▶ EXERCISE INSTRUCTIONS:
Print the material below exactly as it stands, please, from its first line to the line holding "const bTicks = [0, 50, 100, 150]", with no pictures.

▶ SOURCE MATERIAL:

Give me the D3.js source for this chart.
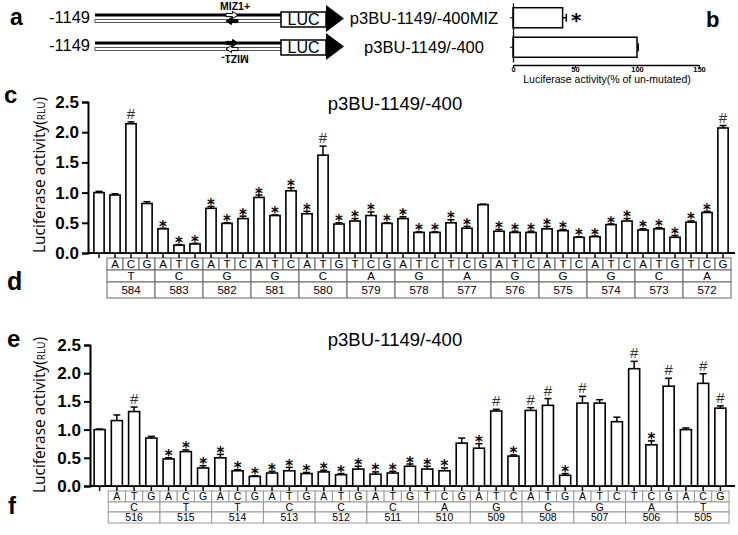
<!DOCTYPE html>
<html>
<head>
<meta charset="utf-8">
<script src="https://cdn.jsdelivr.net/npm/d3@7"></script>
<style>
  body { margin: 0; background: #fff; }
  svg { display: block; font-family: "Liberation Sans", Arial, sans-serif; }
</style>
</head>
<body>
<svg id="fig" width="738" height="535"></svg>
<script>
// Panel b data
const bLabels = ['p3BU-1149/-400MIZ', 'p3BU-1149/-400']
const bValues = [40, 100]
const bErrors = [3, 1]
const bSig = ['*', '']
const bTicks = [0, 50, 100, 150]

// Panel c / d data (first bar = un-mutated reference)
const cValues = [1.00, 0.96, 2.14, 0.82, 0.40, 0.13, 0.15, 0.74, 0.49, 0.57,
  0.92, 0.62, 1.03, 0.65, 1.62, 0.48, 0.53, 0.62, 0.49, 0.57,
  0.34, 0.34, 0.50, 0.41, 0.80, 0.36, 0.34, 0.34, 0.40, 0.37,
  0.26, 0.27, 0.47, 0.53, 0.38, 0.40, 0.26, 0.51, 0.67, 2.07]
const cErrors = [0.02, 0.02, 0.03, 0.03, 0.01, 0.01, 0.01, 0.03, 0.01, 0.04,
  0.04, 0.01, 0.05, 0.04, 0.15, 0.02, 0.04, 0.06, 0.01, 0.03,
  0.01, 0.01, 0.05, 0.03, 0.01, 0.03, 0.02, 0.02, 0.04, 0.02,
  0.01, 0.01, 0.01, 0.04, 0.02, 0.02, 0.03, 0.02, 0.02, 0.04]
const cSig = ['', '', '#', '', '*', '*', '*', '*', '*', '*',
  '*', '*', '*', '*', '#', '*', '*', '*', '*', '*',
  '*', '*', '*', '*', '', '*', '*', '*', '*', '*',
  '*', '*', '*', '*', '*', '*', '*', '*', '*', '#']
const dLetters = ['A', 'C', 'G', 'A', 'T', 'G', 'A', 'T', 'C', 'A', 'T', 'C', 'A', 'T', 'G',
  'T', 'C', 'G', 'A', 'T', 'C', 'T', 'C', 'G', 'A', 'T', 'C', 'A', 'T', 'C',
  'A', 'T', 'C', 'A', 'T', 'G', 'T', 'C', 'G']
const dBases = ['T', 'C', 'G', 'G', 'C', 'A', 'G', 'A', 'G', 'G', 'G', 'C', 'A']
const dPositions = ['584', '583', '582', '581', '580', '579', '578', '577', '576', '575', '574', '573', '572']

// Panel e / f data
const eValues = [1.00, 1.16, 1.32, 0.85, 0.48, 0.61, 0.32, 0.50, 0.27, 0.17,
  0.23, 0.27, 0.22, 0.25, 0.20, 0.30, 0.21, 0.23, 0.35, 0.30,
  0.27, 0.76, 0.67, 1.33, 0.53, 1.34, 1.43, 0.19, 1.47, 1.47,
  1.14, 2.08, 0.73, 1.77, 1.00, 1.82, 1.38]
const eErrors = [0.01, 0.10, 0.08, 0.03, 0.02, 0.03, 0.04, 0.06, 0.02, 0.01,
  0.03, 0.06, 0.02, 0.03, 0.02, 0.05, 0.04, 0.03, 0.04, 0.05,
  0.05, 0.09, 0.08, 0.03, 0.02, 0.05, 0.12, 0.03, 0.12, 0.06,
  0.08, 0.13, 0.07, 0.14, 0.03, 0.17, 0.04]
const eSig = ['', '', '#', '', '*', '*', '*', '*', '*', '*',
  '*', '*', '*', '*', '*', '*', '*', '*', '*', '*',
  '*', '', '*', '#', '*', '#', '#', '*', '#', '',
  '', '#', '*', '#', '', '#', '#']
const fLetters = ['A', 'T', 'G', 'A', 'C', 'G', 'A', 'C', 'G', 'A', 'T', 'G', 'A', 'T', 'G',
  'A', 'T', 'G', 'T', 'C', 'G', 'A', 'T', 'C', 'A', 'T', 'G', 'A', 'T', 'C',
  'T', 'C', 'G', 'A', 'C', 'G']
const fBases = ['C', 'T', 'T', 'C', 'C', 'C', 'A', 'G', 'C', 'G', 'A', 'T']
const fPositions = ['516', '515', '514', '513', '512', '511', '510', '509', '508', '507', '506', '505']

const yTicks = [0, 0.5, 1.0, 1.5, 2.0, 2.5]

const svg = d3.select('#fig')

// Panel letters
const panelLetters = [
  { t: 'a', x: 10, y: 25, s: 23 },
  { t: 'b', x: 706, y: 27, s: 22 },
  { t: 'c', x: 4, y: 103, s: 24 },
  { t: 'd', x: 7, y: 290, s: 25 },
  { t: 'e', x: 7, y: 347, s: 24 },
  { t: 'f', x: 8, y: 514, s: 24 }
]
svg.selectAll('.plabel')
  .data(panelLetters)
  .enter()
  .append('text')
  .attr('class', 'plabel')
  .attr('x', d => d.x)
  .attr('y', d => d.y)
  .style('font-size', d => d.s + 'px')
  .style('font-weight', 'bold')
  .text(d => d.t)

// ---------- Panel a: construct schematic ----------
const arrow = (g, cx, cy, dir, fill) => {
  const pts = [[-6, -1.6], [0.5, -1.6], [0.5, -3.6], [6, 0], [0.5, 3.6], [0.5, 1.6], [-6, 1.6]]
    .map(([px, py]) => [cx + dir * px, cy + py])
  g.append('polygon')
    .attr('points', pts.join(' '))
    .attr('fill', fill)
    .attr('stroke', '#000')
    .attr('stroke-width', 1)
}

const drawConstruct = (dy, topDir, topFill, lowDir, lowFill) => {
  const g = svg.append('g').attr('transform', `translate(0, ${dy})`)
  g.append('text').attr('x', 90).attr('y', 23).attr('text-anchor', 'end')
    .style('font-size', '16.5px').text('-1149')
  g.append('line').attr('x1', 95).attr('x2', 281).attr('y1', 15).attr('y2', 15)
    .attr('stroke', '#000').attr('stroke-width', 3)
  g.append('rect').attr('x', 95).attr('y', 19.5).attr('width', 186).attr('height', 3)
    .attr('fill', '#fff').attr('stroke', '#444').attr('stroke-width', 0.9)
  arrow(g, 232, 15, topDir, topFill)
  arrow(g, 232, 21, lowDir, lowFill)
  g.append('rect').attr('x', 281).attr('y', 12).attr('width', 45).attr('height', 15)
    .attr('fill', '#fff').attr('stroke', '#000').attr('stroke-width', 1.5)
  g.append('text').attr('x', 303.5).attr('y', 25).attr('text-anchor', 'middle')
    .style('font-size', '16px').text('LUC')
  g.append('polygon').attr('points', '326,5 326,32 344,18.5').attr('fill', '#000')
  return g
}
drawConstruct(0, 1, '#fff', -1, '#000')
drawConstruct(28, 1, '#000', -1, '#fff')
svg.append('text').attr('x', 235).attr('y', 10).attr('text-anchor', 'middle')
  .style('font-size', '10.5px').style('font-weight', 'bold').text('MIZ1+')
svg.append('text').attr('transform', 'translate(235, 55) rotate(180)').attr('text-anchor', 'middle')
  .style('font-size', '10.5px').style('font-weight', 'bold').text('MIZ1-')

// ---------- Panel b: horizontal bars ----------
const xB = d3.scaleLinear().domain([0, 150]).range([513, 699])
const yB = d3.scaleBand().domain(bLabels).range([3, 62]).paddingInner(0.32).paddingOuter(0.16)
const gB = svg.append('g')

gB.selectAll('.blabel')
  .data(bLabels)
  .enter()
  .append('text')
  .attr('x', 424)
  .attr('y', d => yB(d) + yB.bandwidth() / 2 + 6)
  .attr('text-anchor', 'middle')
  .style('font-size', '16.5px')
  .text(d => d)

gB.selectAll('.bbar')
  .data(bValues)
  .enter()
  .append('rect')
  .attr('x', xB(0))
  .attr('y', (d, i) => yB(bLabels[i]))
  .attr('width', d => xB(d) - xB(0))
  .attr('height', yB.bandwidth())
  .attr('fill', '#fff')
  .attr('stroke', '#000')
  .attr('stroke-width', 1.5)

bValues.forEach((v, i) => {
  const cy = yB(bLabels[i]) + yB.bandwidth() / 2
  gB.append('line').attr('x1', xB(v)).attr('x2', xB(v + bErrors[i])).attr('y1', cy).attr('y2', cy)
    .attr('stroke', '#000').attr('stroke-width', 1.5)
  gB.append('line').attr('x1', xB(v + bErrors[i])).attr('x2', xB(v + bErrors[i]))
    .attr('y1', cy - 4).attr('y2', cy + 4).attr('stroke', '#000').attr('stroke-width', 1.5)
  if (bSig[i]) {
    gB.append('text').attr('x', xB(v + bErrors[i]) + 10).attr('y', cy + 9)
      .attr('text-anchor', 'middle').style('font-family', '"DejaVu Sans", sans-serif')
      .style('font-weight', 'bold').style('font-size', '20px').text(bSig[i])
  }
})

gB.append('g')
  .attr('transform', 'translate(0, 65)')
  .call(d3.axisBottom(xB).tickValues(bTicks).tickSize(3).tickSizeOuter(0))
  .call(g => g.selectAll('text').style('font-size', '7.5px').style('font-weight', 'bold')
    .attr('y', 1.5).attr('dy', '0.71em').style('font-family', '"Liberation Sans", Arial, sans-serif'))
  .call(g => g.select('.domain').attr('stroke-width', 1.3))
gB.append('g')
  .attr('transform', `translate(${xB(0)}, 0)`)
  .call(d3.axisLeft(yB).tickSize(3).tickFormat('').tickSizeOuter(0))
  .call(g => g.select('.domain').attr('stroke-width', 1.3))
gB.append('text').attr('x', 607).attr('y', 83).attr('text-anchor', 'middle')
  .style('font-size', '10.5px').text('Luciferase activity(% of un-mutated)')

// ---------- Panels c/e with tables d/f ----------
const drawPanel = opts => {
  const g = svg.append('g')
  const n = opts.values.length
  const x = d3.scaleBand().domain(d3.range(n)).range(opts.xRange)
    .paddingInner(opts.pad).paddingOuter(opts.pad / 2)
  const y = d3.scaleLinear().domain([0, 2.5]).range([opts.y0, opts.y1])
  const step = x.step()
  const cx = i => x(i) + x.bandwidth() / 2

  // sequence table
  const t = opts.table
  const rows = t.rows
  const left = i => cx(i) - step / 2
  const tg = g.append('g').style('font-size', t.font + 'px')
  opts.letters.forEach((l, k) => {
    const i = k + 1
    tg.append('rect').attr('x', left(i)).attr('y', rows[0]).attr('width', step)
      .attr('height', rows[1] - rows[0]).attr('fill', '#fff').attr('stroke', t.stroke)
    tg.append('text').attr('x', cx(i)).attr('y', (rows[0] + rows[1]) / 2 + t.font * 0.36)
      .attr('text-anchor', 'middle').text(l)
  })
  opts.bases.forEach((b, j) => {
    const x0 = left(1 + 3 * j)
    const mid = x0 + 1.5 * step
    tg.append('rect').attr('x', x0).attr('y', rows[1]).attr('width', step * 3)
      .attr('height', rows[2] - rows[1]).attr('fill', '#fff').attr('stroke', t.stroke)
    tg.append('rect').attr('x', x0).attr('y', rows[2]).attr('width', step * 3)
      .attr('height', rows[3] - rows[2]).attr('fill', '#fff').attr('stroke', t.stroke)
    tg.append('text').attr('x', mid).attr('y', (rows[1] + rows[2]) / 2 + t.font * 0.36)
      .attr('text-anchor', 'middle').text(b)
    tg.append('text').attr('x', mid).attr('y', (rows[2] + rows[3]) / 2 + t.font * 0.36)
      .attr('text-anchor', 'middle').text(opts.positions[j])
  })

  // y axis
  g.append('g')
    .attr('transform', `translate(${opts.axisX}, 0)`)
    .call(d3.axisLeft(y).tickValues(yTicks).tickSize(6).tickFormat(d3.format('.1f')))
    .call(a => a.selectAll('text').style('font-size', '17px').style('font-weight', 'bold')
      .style('font-family', '"Liberation Sans", Arial, sans-serif').attr('x', -9))
    .call(a => a.selectAll('line').attr('stroke-width', 2))
    .call(a => a.select('.domain').attr('stroke-width', 2))

  // x axis with short ticks at bar centres
  g.append('g')
    .attr('transform', `translate(0, ${opts.y0})`)
    .call(d3.axisBottom(x).tickSize(opts.table.rows[0] - opts.y0).tickFormat('').tickSizeOuter(0))
    .call(a => a.select('.domain').remove())
    .call(a => a.selectAll('line').attr('stroke-width', 1.5))
  g.append('line').attr('x1', opts.axisX).attr('x2', 735).attr('y1', opts.y0).attr('y2', opts.y0)
    .attr('stroke', '#000').attr('stroke-width', 2)

  // bars
  g.selectAll('.bar')
    .data(opts.values)
    .enter()
    .append('rect')
    .attr('class', 'bar')
    .attr('x', (d, i) => x(i))
    .attr('y', d => y(d))
    .attr('width', x.bandwidth())
    .attr('height', d => y(0) - y(d))
    .attr('fill', '#fff')
    .attr('stroke', '#000')
    .attr('stroke-width', 1.6)

  // error whiskers (upper only) and significance marks
  opts.values.forEach((v, i) => {
    const top = y(v + opts.errors[i])
    g.append('line').attr('x1', cx(i)).attr('x2', cx(i)).attr('y1', y(v)).attr('y2', top)
      .attr('stroke', '#000').attr('stroke-width', 1.5)
    g.append('line').attr('x1', cx(i) - 3.5).attr('x2', cx(i) + 3.5).attr('y1', top).attr('y2', top)
      .attr('stroke', '#000').attr('stroke-width', 1.5)
    const s = opts.sig[i]
    if (s === '*') {
      g.append('text').attr('x', cx(i)).attr('y', top + 3.5).attr('text-anchor', 'middle')
        .style('font-family', '"DejaVu Sans", sans-serif').style('font-weight', 'bold')
        .style('font-size', '15px').text('*')
    } else if (s === '#') {
      g.append('text').attr('x', cx(i)).attr('y', top - 3).attr('text-anchor', 'middle')
        .style('font-size', '15px').attr('fill', '#333').text('#')
    }
  })

  // title
  g.append('text').attr('x', 395).attr('y', opts.titleY).attr('text-anchor', 'middle')
    .style('font-size', '18.5px').text('p3BU-1149/-400')

  // y label
  const yl = g.append('text')
    .attr('transform', `translate(${opts.labelX}, ${opts.labelY}) rotate(-90)`)
    .attr('text-anchor', 'middle')
    .style('font-family', '"Open Sans", sans-serif')
    .style('font-size', '15.5px')
  yl.append('tspan').text('Luciferase activity(')
  yl.append('tspan').style('font-size', '10px').text('RLU')
  yl.append('tspan').text(')')
}

drawPanel({
  values: cValues, errors: cErrors, sig: cSig,
  letters: dLetters, bases: dBases, positions: dPositions,
  xRange: [91, 731], pad: 0.36, y0: 253, y1: 102, axisX: 88,
  titleY: 110, labelX: 45, labelY: 175,
  table: { rows: [258, 270, 282, 298], font: 11.5, stroke: '#666' }
})

drawPanel({
  values: eValues, errors: eErrors, sig: eSig,
  letters: fLetters, bases: fBases, positions: fPositions,
  xRange: [91, 729], pad: 0.36, y0: 486, y1: 345, axisX: 90,
  titleY: 346, labelX: 45, labelY: 415,
  table: { rows: [491, 502, 512, 523], font: 10.5, stroke: '#999' }
})
</script>
</body>
</html>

▶ FINISHED EXERCISE:
Give me the D3.js source for this chart.
<!DOCTYPE html>
<html>
<head>
<meta charset="utf-8">
<script src="https://cdn.jsdelivr.net/npm/d3@7"></script>
<style>
  body { margin: 0; background: #fff; }
  svg { display: block; font-family: "Liberation Sans", Arial, sans-serif; }
</style>
</head>
<body>
<svg id="fig" width="738" height="535"></svg>
<script>
// Panel b data
const bLabels = ['p3BU-1149/-400MIZ', 'p3BU-1149/-400']
const bValues = [40, 100]
const bErrors = [3, 1]
const bSig = ['*', '']
const bTicks = [0, 50, 100, 150]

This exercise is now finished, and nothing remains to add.